■ **DATASET CONTENT**:
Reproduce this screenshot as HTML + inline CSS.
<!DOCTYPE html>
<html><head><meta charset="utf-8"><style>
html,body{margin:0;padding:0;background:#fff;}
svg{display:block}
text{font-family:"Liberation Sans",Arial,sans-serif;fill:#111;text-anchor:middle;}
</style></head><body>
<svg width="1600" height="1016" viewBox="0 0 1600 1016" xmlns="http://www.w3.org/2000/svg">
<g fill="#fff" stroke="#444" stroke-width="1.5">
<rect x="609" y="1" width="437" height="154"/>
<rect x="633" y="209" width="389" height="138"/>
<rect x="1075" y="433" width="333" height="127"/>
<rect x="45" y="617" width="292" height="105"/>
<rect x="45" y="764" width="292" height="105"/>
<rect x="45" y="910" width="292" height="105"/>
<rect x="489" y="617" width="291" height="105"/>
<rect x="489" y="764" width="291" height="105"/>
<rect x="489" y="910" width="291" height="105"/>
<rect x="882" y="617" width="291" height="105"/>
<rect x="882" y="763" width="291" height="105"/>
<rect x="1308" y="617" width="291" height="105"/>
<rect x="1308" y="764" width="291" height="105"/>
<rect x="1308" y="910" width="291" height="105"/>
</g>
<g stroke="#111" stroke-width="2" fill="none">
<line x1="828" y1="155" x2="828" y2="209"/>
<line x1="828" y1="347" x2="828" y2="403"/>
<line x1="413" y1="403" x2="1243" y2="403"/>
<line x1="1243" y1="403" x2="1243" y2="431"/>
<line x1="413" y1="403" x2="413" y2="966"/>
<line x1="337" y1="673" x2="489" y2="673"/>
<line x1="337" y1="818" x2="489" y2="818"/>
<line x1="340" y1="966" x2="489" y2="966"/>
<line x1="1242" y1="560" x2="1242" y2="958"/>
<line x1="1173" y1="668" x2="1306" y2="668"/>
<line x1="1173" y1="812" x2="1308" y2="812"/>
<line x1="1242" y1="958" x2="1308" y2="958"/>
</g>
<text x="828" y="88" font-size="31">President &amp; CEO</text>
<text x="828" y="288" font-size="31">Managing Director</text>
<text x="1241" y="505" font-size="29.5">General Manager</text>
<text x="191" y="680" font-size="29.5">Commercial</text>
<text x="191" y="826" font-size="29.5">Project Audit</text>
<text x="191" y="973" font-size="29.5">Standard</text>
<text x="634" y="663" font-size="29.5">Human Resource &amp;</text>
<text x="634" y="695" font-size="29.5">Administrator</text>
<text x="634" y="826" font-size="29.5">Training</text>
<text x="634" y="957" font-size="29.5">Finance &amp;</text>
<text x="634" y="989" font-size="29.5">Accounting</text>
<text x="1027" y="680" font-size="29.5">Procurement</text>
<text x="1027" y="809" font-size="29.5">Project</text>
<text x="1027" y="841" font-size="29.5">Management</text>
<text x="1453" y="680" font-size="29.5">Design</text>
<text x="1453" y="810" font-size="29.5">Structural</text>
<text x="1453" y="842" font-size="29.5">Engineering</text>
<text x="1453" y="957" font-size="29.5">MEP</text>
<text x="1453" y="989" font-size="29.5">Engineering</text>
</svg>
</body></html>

■ **GIVEN INSTRUCTION**: Go back to the listing above and please repeat it exactly.

■ **TASK OUTPUT**:
Reproduce this screenshot as HTML + inline CSS.
<!DOCTYPE html>
<html><head><meta charset="utf-8"><style>
html,body{margin:0;padding:0;background:#fff;}
svg{display:block}
text{font-family:"Liberation Sans",Arial,sans-serif;fill:#111;text-anchor:middle;}
</style></head><body>
<svg width="1600" height="1016" viewBox="0 0 1600 1016" xmlns="http://www.w3.org/2000/svg">
<g fill="#fff" stroke="#444" stroke-width="1.5">
<rect x="609" y="1" width="437" height="154"/>
<rect x="633" y="209" width="389" height="138"/>
<rect x="1075" y="433" width="333" height="127"/>
<rect x="45" y="617" width="292" height="105"/>
<rect x="45" y="764" width="292" height="105"/>
<rect x="45" y="910" width="292" height="105"/>
<rect x="489" y="617" width="291" height="105"/>
<rect x="489" y="764" width="291" height="105"/>
<rect x="489" y="910" width="291" height="105"/>
<rect x="882" y="617" width="291" height="105"/>
<rect x="882" y="763" width="291" height="105"/>
<rect x="1308" y="617" width="291" height="105"/>
<rect x="1308" y="764" width="291" height="105"/>
<rect x="1308" y="910" width="291" height="105"/>
</g>
<g stroke="#111" stroke-width="2" fill="none">
<line x1="828" y1="155" x2="828" y2="209"/>
<line x1="828" y1="347" x2="828" y2="403"/>
<line x1="413" y1="403" x2="1243" y2="403"/>
<line x1="1243" y1="403" x2="1243" y2="431"/>
<line x1="413" y1="403" x2="413" y2="966"/>
<line x1="337" y1="673" x2="489" y2="673"/>
<line x1="337" y1="818" x2="489" y2="818"/>
<line x1="340" y1="966" x2="489" y2="966"/>
<line x1="1242" y1="560" x2="1242" y2="958"/>
<line x1="1173" y1="668" x2="1306" y2="668"/>
<line x1="1173" y1="812" x2="1308" y2="812"/>
<line x1="1242" y1="958" x2="1308" y2="958"/>
</g>
<text x="828" y="88" font-size="31">President &amp; CEO</text>
<text x="828" y="288" font-size="31">Managing Director</text>
<text x="1241" y="505" font-size="29.5">General Manager</text>
<text x="191" y="680" font-size="29.5">Commercial</text>
<text x="191" y="826" font-size="29.5">Project Audit</text>
<text x="191" y="973" font-size="29.5">Standard</text>
<text x="634" y="663" font-size="29.5">Human Resource &amp;</text>
<text x="634" y="695" font-size="29.5">Administrator</text>
<text x="634" y="826" font-size="29.5">Training</text>
<text x="634" y="957" font-size="29.5">Finance &amp;</text>
<text x="634" y="989" font-size="29.5">Accounting</text>
<text x="1027" y="680" font-size="29.5">Procurement</text>
<text x="1027" y="809" font-size="29.5">Project</text>
<text x="1027" y="841" font-size="29.5">Management</text>
<text x="1453" y="680" font-size="29.5">Design</text>
<text x="1453" y="810" font-size="29.5">Structural</text>
<text x="1453" y="842" font-size="29.5">Engineering</text>
<text x="1453" y="957" font-size="29.5">MEP</text>
<text x="1453" y="989" font-size="29.5">Engineering</text>
</svg>
</body></html>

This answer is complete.